**INSTRUCTION**
Reproduce the listing below exactly, minus its pictures.

§ §

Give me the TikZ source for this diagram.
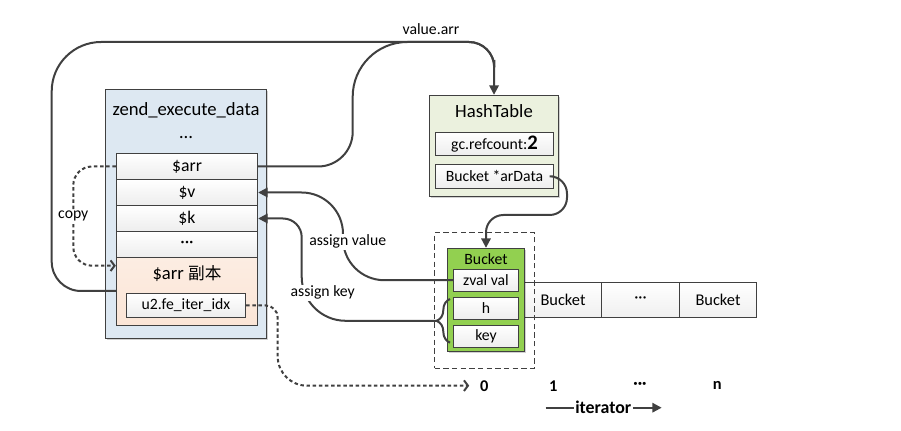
\documentclass[tikz,border=0pt]{standalone}
\usepackage{fontspec}
\setmainfont{Carlito}
\newfontfamily\cjk{Noto Sans CJK SC}
\usetikzlibrary{arrows.meta,calc,shadows,decorations.pathreplacing}
\definecolor{zdBlue}{RGB}{221,232,242}
\definecolor{zdOrange}{RGB}{251,229,214}
\definecolor{zdOlive}{RGB}{235,241,222}
\definecolor{zdGreen}{RGB}{146,208,80}
\definecolor{zdGray}{RGB}{64,64,64}
\newcommand\fsBig{\fontsize{14}{16}\selectfont}
\newcommand\fsRow{\fontsize{13.3}{15}\selectfont}
\newcommand\fsSmall{\fontsize{11.8}{13}\selectfont}
\newcommand\mdots{\textperiodcentered\textperiodcentered\textperiodcentered}
\tikzset{
  box/.style={draw=zdGray, line width=0.75pt, inner sep=0pt},
  shd/.style={drop shadow={shadow xshift=1.3pt, shadow yshift=-1.3pt, fill=black, opacity=0.18}},
  row/.style={box, top color=white, bottom color=gray!14, minimum width=106pt, minimum height=19.5pt, font=\fsRow},
  ibox/.style={box, top color=white, bottom color=gray!14, minimum width=88.8pt, minimum height=17.6pt, font=\fsSmall},
  cell/.style={box, top color=white, bottom color=gray!12, minimum width=58pt, minimum height=26.25pt, font=\fontsize{12.3}{14}\selectfont},
  lbl/.style={font=\fsSmall, inner sep=1pt},
  idx/.style={font=\fontsize{12.3}{14}\selectfont\bfseries, inner sep=2pt},
  link/.style={draw=zdGray, line width=1.5pt},
  ptr/.style={link, -{Triangle[length=7pt,width=7pt]}},
  dptr/.style={link, dash pattern=on 2.6pt off 2pt, -{Straight Barb[length=3pt,width=8pt]}}
}

\begin{document}
\begin{tikzpicture}[x=0.75pt, y=-0.75pt]
  \useasboundingbox (0,0) rectangle (901,431);

  % execute data frame
  \node[box, fill=zdBlue, shd, minimum width=121pt, minimum height=186.5pt] (zed) at (186,213.7) {};
  \node[font=\fsBig] (zedT) at (186,110) {zend\_execute\_data};
  \node[font=\fsBig, inner sep=0pt] (zedD) at (186,138) {\dots};
  \foreach \y/\nm/\txt in {166.5/rArr/\$arr, 192.5/rV/\$v, 218.5/rK/\$k, 244.5/rDots/\mdots}
    \node[row] (\nm) at (187,\y) {\txt};
  \node[box, top color=zdOrange!70, bottom color=zdOrange, minimum width=106pt, minimum height=50.9pt] (orng) at (187,291.4) {};
  \node[font=\fsBig] (orngT) at (187,274) {\$arr {\cjk\fontsize{12.5}{14}\selectfont 副本}};
  \node[ibox, minimum width=89.5pt] (iter) at (186,305.5) {u2.fe\_iter\_idx};

  % hash table
  \node[box, fill=zdOlive, shd, minimum width=96.5pt, minimum height=75.75pt] (ht) at (494,145.8) {};
  \node[font=\fsBig] (htT) at (494,111) {HashTable};
  \node[ibox] (rc) at (494.5,143.8) {gc.refcount:{\fontsize{15.5}{16}\selectfont\bfseries 2}};
  \node[ibox, minimum height=18pt] (ard) at (494.5,176.3) {Bucket *arData};

  % buckets
  \foreach \x/\nm/\txt in {563/cA/Bucket, 640.5/cB/\mdots, 718/cC/Bucket}
    \node[cell] (\nm) at (\x,299.8) {\txt};
  \node[draw=zdGray, line width=0.6pt, dash pattern=on 4pt off 2.5pt, minimum width=74.5pt, minimum height=102pt] (frm) at (484.3,300.3) {};
  \node[box, fill=zdGreen, shd, minimum width=57.5pt, minimum height=77.5pt] (bkt) at (486,300) {};
  \node[font=\fsSmall] (bktT) at (486,259) {Bucket};
  \node[ibox, minimum width=49pt, minimum height=16.3pt] (zv) at (486,280.2) {zval val};
  \node[ibox, minimum width=49pt, minimum height=16.5pt] (hh) at (486,308.3) {h};
  \node[ibox, minimum width=49pt, minimum height=16.8pt] (ky) at (486,336.5) {key};

  % iterator positions
  \foreach \x/\nm/\txt in {484.3/i0/0, 553.3/i1/1, 640/i2/\mdots, 717.3/i3/n}
    \node[idx] (\nm) at (\x,385.7) {\txt};
  \node[font=\fontsize{13.4}{15}\selectfont\bfseries, inner sep=1pt] (itr) at (603.3,407.7) {iterator};
  \coordinate (itA) at (545.7,407.7);
  \coordinate (itB) at (661.7,407.7);
  \draw[link] (itA) -- (itr.west);
  \draw[ptr] (itr.east) -- (itB);

  % value.arr pointers
  \draw[ptr] (orng.west |- 0,291) [rounded corners=22pt] -- (51.7,291) [rounded corners=37pt] -- (51.7,42)
    [rounded corners=19pt] -- (494.3,42) -- (ht.north);
  \draw[link] (rArr.east) [rounded corners=26pt] -- (352.7,166.5) [rounded corners=41pt] -- (352.7,42)
    [rounded corners=19pt] -- (494.3,42) -- (494.3,60);
  \node[lbl] (valL) at (431,29) {value.arr};

  % arData -> bucket
  \draw[ptr, rounded corners=13pt] (ard.east) -- (567,176.3) -- (567,215) -- (486,215) -- (bkt.north);

  % assign value / key
  \draw[ptr, rounded corners=31pt] (zv.west) -- (343,280.2) -- (343,192.5) -- (rV.east);
  \node[lbl, fill=white] (avL) at (347.7,241.7) {assign value};
  \draw[link, decorate, decoration={brace, amplitude=10pt}] (450,342.7) -- (450,299);
  \coordinate (brc) at (437,320.8);
  \draw[ptr] (brc) [rounded corners=33pt] -- (301.7,320.8) [rounded corners=14pt] -- (301.7,218.5) -- (rK.east);
  \node[lbl, fill=white] (akL) at (322.7,292.7) {assign key};

  % copy
  \draw[dptr, rounded corners=14pt] (rArr.west) -- (73.3,166.5) -- (73.3,265.7) -- (orng.west |- 0,265.7);
  \node[lbl, fill=white] (cpL) at (73.3,216) {copy};

  % fe_iter_idx -> position
  \draw[dptr, shorten >=6pt] (iter.east) [rounded corners=9pt] -- (277.7,305.5) [rounded corners=22pt] -- (277.7,385.7) -- (i0.west);
\end{tikzpicture}
\end{document}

§ §

**REPLY TO THE TASK**
Give me the TikZ source for this diagram.
\documentclass[tikz,border=0pt]{standalone}
\usepackage{fontspec}
\setmainfont{Carlito}
\newfontfamily\cjk{Noto Sans CJK SC}
\usetikzlibrary{arrows.meta,calc,shadows,decorations.pathreplacing}
\definecolor{zdBlue}{RGB}{221,232,242}
\definecolor{zdOrange}{RGB}{251,229,214}
\definecolor{zdOlive}{RGB}{235,241,222}
\definecolor{zdGreen}{RGB}{146,208,80}
\definecolor{zdGray}{RGB}{64,64,64}
\newcommand\fsBig{\fontsize{14}{16}\selectfont}
\newcommand\fsRow{\fontsize{13.3}{15}\selectfont}
\newcommand\fsSmall{\fontsize{11.8}{13}\selectfont}
\newcommand\mdots{\textperiodcentered\textperiodcentered\textperiodcentered}
\tikzset{
  box/.style={draw=zdGray, line width=0.75pt, inner sep=0pt},
  shd/.style={drop shadow={shadow xshift=1.3pt, shadow yshift=-1.3pt, fill=black, opacity=0.18}},
  row/.style={box, top color=white, bottom color=gray!14, minimum width=106pt, minimum height=19.5pt, font=\fsRow},
  ibox/.style={box, top color=white, bottom color=gray!14, minimum width=88.8pt, minimum height=17.6pt, font=\fsSmall},
  cell/.style={box, top color=white, bottom color=gray!12, minimum width=58pt, minimum height=26.25pt, font=\fontsize{12.3}{14}\selectfont},
  lbl/.style={font=\fsSmall, inner sep=1pt},
  idx/.style={font=\fontsize{12.3}{14}\selectfont\bfseries, inner sep=2pt},
  link/.style={draw=zdGray, line width=1.5pt},
  ptr/.style={link, -{Triangle[length=7pt,width=7pt]}},
  dptr/.style={link, dash pattern=on 2.6pt off 2pt, -{Straight Barb[length=3pt,width=8pt]}}
}

\begin{document}
\begin{tikzpicture}[x=0.75pt, y=-0.75pt]
  \useasboundingbox (0,0) rectangle (901,431);

  % execute data frame
  \node[box, fill=zdBlue, shd, minimum width=121pt, minimum height=186.5pt] (zed) at (186,213.7) {};
  \node[font=\fsBig] (zedT) at (186,110) {zend\_execute\_data};
  \node[font=\fsBig, inner sep=0pt] (zedD) at (186,138) {\dots};
  \foreach \y/\nm/\txt in {166.5/rArr/\$arr, 192.5/rV/\$v, 218.5/rK/\$k, 244.5/rDots/\mdots}
    \node[row] (\nm) at (187,\y) {\txt};
  \node[box, top color=zdOrange!70, bottom color=zdOrange, minimum width=106pt, minimum height=50.9pt] (orng) at (187,291.4) {};
  \node[font=\fsBig] (orngT) at (187,274) {\$arr {\cjk\fontsize{12.5}{14}\selectfont 副本}};
  \node[ibox, minimum width=89.5pt] (iter) at (186,305.5) {u2.fe\_iter\_idx};

  % hash table
  \node[box, fill=zdOlive, shd, minimum width=96.5pt, minimum height=75.75pt] (ht) at (494,145.8) {};
  \node[font=\fsBig] (htT) at (494,111) {HashTable};
  \node[ibox] (rc) at (494.5,143.8) {gc.refcount:{\fontsize{15.5}{16}\selectfont\bfseries 2}};
  \node[ibox, minimum height=18pt] (ard) at (494.5,176.3) {Bucket *arData};

  % buckets
  \foreach \x/\nm/\txt in {563/cA/Bucket, 640.5/cB/\mdots, 718/cC/Bucket}
    \node[cell] (\nm) at (\x,299.8) {\txt};
  \node[draw=zdGray, line width=0.6pt, dash pattern=on 4pt off 2.5pt, minimum width=74.5pt, minimum height=102pt] (frm) at (484.3,300.3) {};
  \node[box, fill=zdGreen, shd, minimum width=57.5pt, minimum height=77.5pt] (bkt) at (486,300) {};
  \node[font=\fsSmall] (bktT) at (486,259) {Bucket};
  \node[ibox, minimum width=49pt, minimum height=16.3pt] (zv) at (486,280.2) {zval val};
  \node[ibox, minimum width=49pt, minimum height=16.5pt] (hh) at (486,308.3) {h};
  \node[ibox, minimum width=49pt, minimum height=16.8pt] (ky) at (486,336.5) {key};

  % iterator positions
  \foreach \x/\nm/\txt in {484.3/i0/0, 553.3/i1/1, 640/i2/\mdots, 717.3/i3/n}
    \node[idx] (\nm) at (\x,385.7) {\txt};
  \node[font=\fontsize{13.4}{15}\selectfont\bfseries, inner sep=1pt] (itr) at (603.3,407.7) {iterator};
  \coordinate (itA) at (545.7,407.7);
  \coordinate (itB) at (661.7,407.7);
  \draw[link] (itA) -- (itr.west);
  \draw[ptr] (itr.east) -- (itB);

  % value.arr pointers
  \draw[ptr] (orng.west |- 0,291) [rounded corners=22pt] -- (51.7,291) [rounded corners=37pt] -- (51.7,42)
    [rounded corners=19pt] -- (494.3,42) -- (ht.north);
  \draw[link] (rArr.east) [rounded corners=26pt] -- (352.7,166.5) [rounded corners=41pt] -- (352.7,42)
    [rounded corners=19pt] -- (494.3,42) -- (494.3,60);
  \node[lbl] (valL) at (431,29) {value.arr};

  % arData -> bucket
  \draw[ptr, rounded corners=13pt] (ard.east) -- (567,176.3) -- (567,215) -- (486,215) -- (bkt.north);

  % assign value / key
  \draw[ptr, rounded corners=31pt] (zv.west) -- (343,280.2) -- (343,192.5) -- (rV.east);
  \node[lbl, fill=white] (avL) at (347.7,241.7) {assign value};
  \draw[link, decorate, decoration={brace, amplitude=10pt}] (450,342.7) -- (450,299);
  \coordinate (brc) at (437,320.8);
  \draw[ptr] (brc) [rounded corners=33pt] -- (301.7,320.8) [rounded corners=14pt] -- (301.7,218.5) -- (rK.east);
  \node[lbl, fill=white] (akL) at (322.7,292.7) {assign key};

  % copy
  \draw[dptr, rounded corners=14pt] (rArr.west) -- (73.3,166.5) -- (73.3,265.7) -- (orng.west |- 0,265.7);
  \node[lbl, fill=white] (cpL) at (73.3,216) {copy};

  % fe_iter_idx -> position
  \draw[dptr, shorten >=6pt] (iter.east) [rounded corners=9pt] -- (277.7,305.5) [rounded corners=22pt] -- (277.7,385.7) -- (i0.west);
\end{tikzpicture}
\end{document}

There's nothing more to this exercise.